>> START MATERIAL PROVIDED

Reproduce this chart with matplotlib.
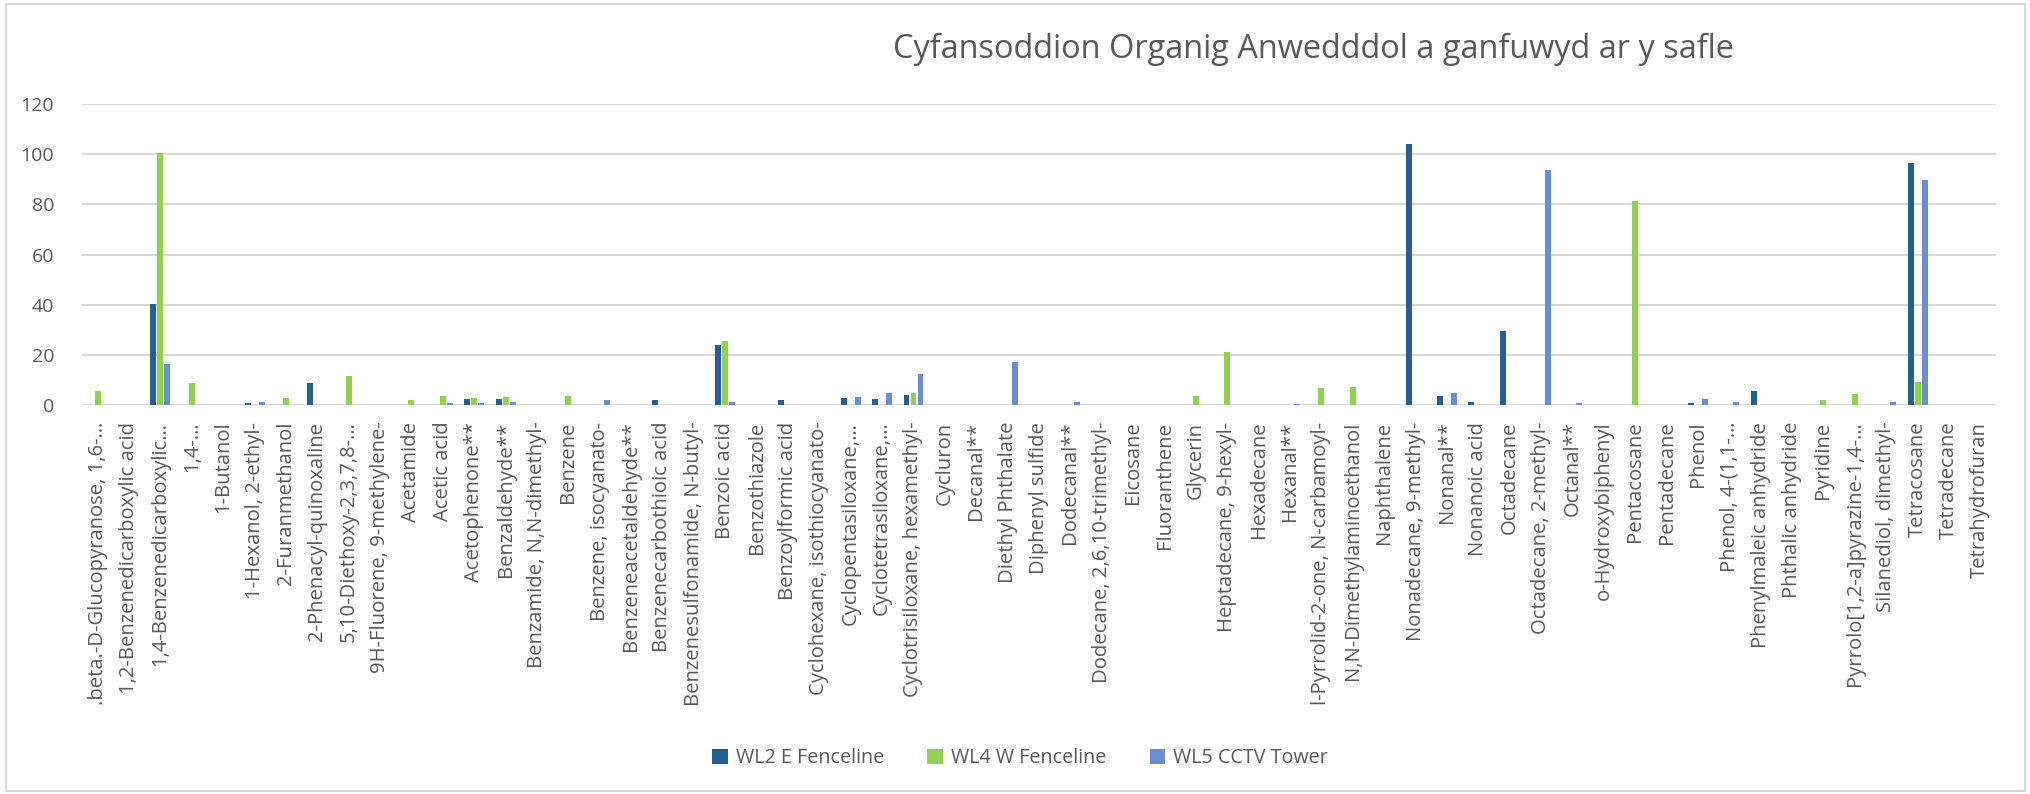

>> END MATERIAL PROVIDED
>> START MATERIAL PROVIDED

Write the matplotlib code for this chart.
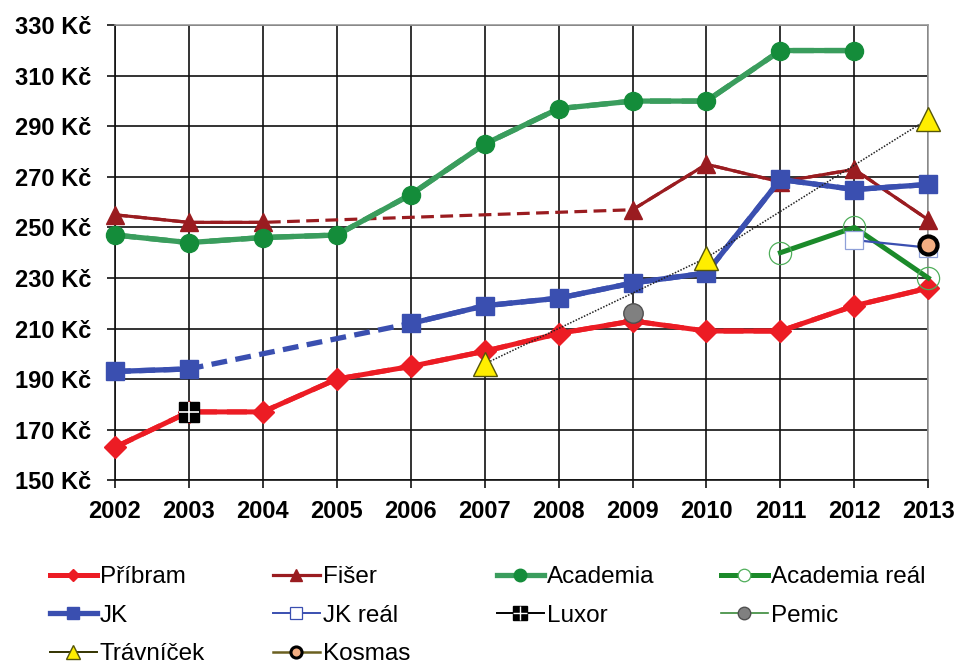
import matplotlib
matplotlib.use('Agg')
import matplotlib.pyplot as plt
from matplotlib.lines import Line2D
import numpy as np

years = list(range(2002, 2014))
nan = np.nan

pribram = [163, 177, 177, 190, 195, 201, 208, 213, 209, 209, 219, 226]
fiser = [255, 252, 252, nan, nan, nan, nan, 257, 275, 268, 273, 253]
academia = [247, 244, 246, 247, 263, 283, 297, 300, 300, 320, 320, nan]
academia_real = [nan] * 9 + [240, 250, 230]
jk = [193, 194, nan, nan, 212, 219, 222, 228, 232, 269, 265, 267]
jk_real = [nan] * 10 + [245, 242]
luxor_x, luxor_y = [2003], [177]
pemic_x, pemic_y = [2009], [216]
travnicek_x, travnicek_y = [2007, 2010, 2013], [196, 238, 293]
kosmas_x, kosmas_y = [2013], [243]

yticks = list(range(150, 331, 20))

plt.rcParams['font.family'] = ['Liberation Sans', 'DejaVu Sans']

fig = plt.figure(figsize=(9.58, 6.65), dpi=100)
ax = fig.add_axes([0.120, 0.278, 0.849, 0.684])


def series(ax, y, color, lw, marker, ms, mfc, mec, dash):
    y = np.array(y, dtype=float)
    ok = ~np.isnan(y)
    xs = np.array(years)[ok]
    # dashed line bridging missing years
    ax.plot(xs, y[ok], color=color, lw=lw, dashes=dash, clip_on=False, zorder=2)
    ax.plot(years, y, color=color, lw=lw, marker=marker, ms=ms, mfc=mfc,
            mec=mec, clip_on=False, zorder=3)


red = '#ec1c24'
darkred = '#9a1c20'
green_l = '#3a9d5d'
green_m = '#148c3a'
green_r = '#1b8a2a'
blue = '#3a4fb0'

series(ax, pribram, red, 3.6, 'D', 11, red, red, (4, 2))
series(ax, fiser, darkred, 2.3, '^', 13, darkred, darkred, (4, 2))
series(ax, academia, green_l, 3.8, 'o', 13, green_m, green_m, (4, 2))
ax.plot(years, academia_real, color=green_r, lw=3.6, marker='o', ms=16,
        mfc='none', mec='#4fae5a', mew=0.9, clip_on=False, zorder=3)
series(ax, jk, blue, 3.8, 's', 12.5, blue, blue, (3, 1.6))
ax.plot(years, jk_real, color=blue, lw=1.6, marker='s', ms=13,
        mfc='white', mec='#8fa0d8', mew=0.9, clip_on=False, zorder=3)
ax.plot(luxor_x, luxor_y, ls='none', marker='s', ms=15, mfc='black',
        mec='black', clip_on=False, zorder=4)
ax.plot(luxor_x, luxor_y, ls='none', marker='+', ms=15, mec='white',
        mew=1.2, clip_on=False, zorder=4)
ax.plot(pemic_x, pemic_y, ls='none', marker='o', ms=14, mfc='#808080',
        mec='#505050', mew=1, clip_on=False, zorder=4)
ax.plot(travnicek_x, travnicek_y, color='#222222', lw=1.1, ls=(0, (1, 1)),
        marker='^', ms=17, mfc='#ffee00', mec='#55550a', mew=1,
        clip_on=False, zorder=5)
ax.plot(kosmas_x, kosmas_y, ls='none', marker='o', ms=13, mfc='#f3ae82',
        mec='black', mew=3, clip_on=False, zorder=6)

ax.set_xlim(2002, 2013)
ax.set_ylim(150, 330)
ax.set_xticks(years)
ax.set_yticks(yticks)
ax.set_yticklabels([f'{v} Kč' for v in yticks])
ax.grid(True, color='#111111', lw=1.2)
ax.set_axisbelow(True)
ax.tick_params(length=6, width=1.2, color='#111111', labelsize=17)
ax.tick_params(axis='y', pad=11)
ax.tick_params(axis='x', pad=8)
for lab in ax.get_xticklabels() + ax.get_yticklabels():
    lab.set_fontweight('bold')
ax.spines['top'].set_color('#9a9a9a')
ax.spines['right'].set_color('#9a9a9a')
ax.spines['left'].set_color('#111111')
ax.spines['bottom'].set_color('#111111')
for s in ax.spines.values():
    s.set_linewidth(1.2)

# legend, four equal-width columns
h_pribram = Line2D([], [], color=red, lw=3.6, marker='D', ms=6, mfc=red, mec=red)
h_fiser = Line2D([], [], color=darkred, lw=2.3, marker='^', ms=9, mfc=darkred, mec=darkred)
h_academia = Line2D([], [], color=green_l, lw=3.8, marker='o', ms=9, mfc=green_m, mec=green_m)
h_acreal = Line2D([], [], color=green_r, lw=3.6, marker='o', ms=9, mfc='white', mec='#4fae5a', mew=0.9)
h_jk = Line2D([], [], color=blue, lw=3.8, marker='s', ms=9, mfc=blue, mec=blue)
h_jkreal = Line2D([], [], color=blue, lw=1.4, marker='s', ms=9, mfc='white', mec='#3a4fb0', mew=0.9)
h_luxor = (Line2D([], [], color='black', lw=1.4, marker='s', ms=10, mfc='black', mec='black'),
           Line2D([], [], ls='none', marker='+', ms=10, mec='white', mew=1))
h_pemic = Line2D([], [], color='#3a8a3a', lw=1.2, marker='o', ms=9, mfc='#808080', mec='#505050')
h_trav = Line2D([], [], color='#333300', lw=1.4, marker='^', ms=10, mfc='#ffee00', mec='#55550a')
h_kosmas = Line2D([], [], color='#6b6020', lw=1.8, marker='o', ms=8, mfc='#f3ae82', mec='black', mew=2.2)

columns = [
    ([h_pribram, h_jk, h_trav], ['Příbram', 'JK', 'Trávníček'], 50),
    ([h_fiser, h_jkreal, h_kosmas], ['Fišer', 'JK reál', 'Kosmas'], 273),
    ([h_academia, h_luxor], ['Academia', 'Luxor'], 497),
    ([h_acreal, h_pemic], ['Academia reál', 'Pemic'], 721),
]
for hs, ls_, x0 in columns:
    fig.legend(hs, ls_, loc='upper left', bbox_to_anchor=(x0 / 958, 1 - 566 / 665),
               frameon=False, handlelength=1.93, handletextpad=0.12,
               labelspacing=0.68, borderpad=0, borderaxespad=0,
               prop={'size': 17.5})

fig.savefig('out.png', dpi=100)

>> END MATERIAL PROVIDED

INSTRUCTIONS TO FOLLOW –
Start with the line that includes "Write the matplotlib code for this chart." and finish with the line that includes "ax = fig.add_axes([0.120, 0.278, 0.849, 0.684])": reproduce those lines exactly, nothing before or after, and omit any pictures.

TASK SOLUTION –
Write the matplotlib code for this chart.
import matplotlib
matplotlib.use('Agg')
import matplotlib.pyplot as plt
from matplotlib.lines import Line2D
import numpy as np

years = list(range(2002, 2014))
nan = np.nan

pribram = [163, 177, 177, 190, 195, 201, 208, 213, 209, 209, 219, 226]
fiser = [255, 252, 252, nan, nan, nan, nan, 257, 275, 268, 273, 253]
academia = [247, 244, 246, 247, 263, 283, 297, 300, 300, 320, 320, nan]
academia_real = [nan] * 9 + [240, 250, 230]
jk = [193, 194, nan, nan, 212, 219, 222, 228, 232, 269, 265, 267]
jk_real = [nan] * 10 + [245, 242]
luxor_x, luxor_y = [2003], [177]
pemic_x, pemic_y = [2009], [216]
travnicek_x, travnicek_y = [2007, 2010, 2013], [196, 238, 293]
kosmas_x, kosmas_y = [2013], [243]

yticks = list(range(150, 331, 20))

plt.rcParams['font.family'] = ['Liberation Sans', 'DejaVu Sans']

fig = plt.figure(figsize=(9.58, 6.65), dpi=100)
ax = fig.add_axes([0.120, 0.278, 0.849, 0.684])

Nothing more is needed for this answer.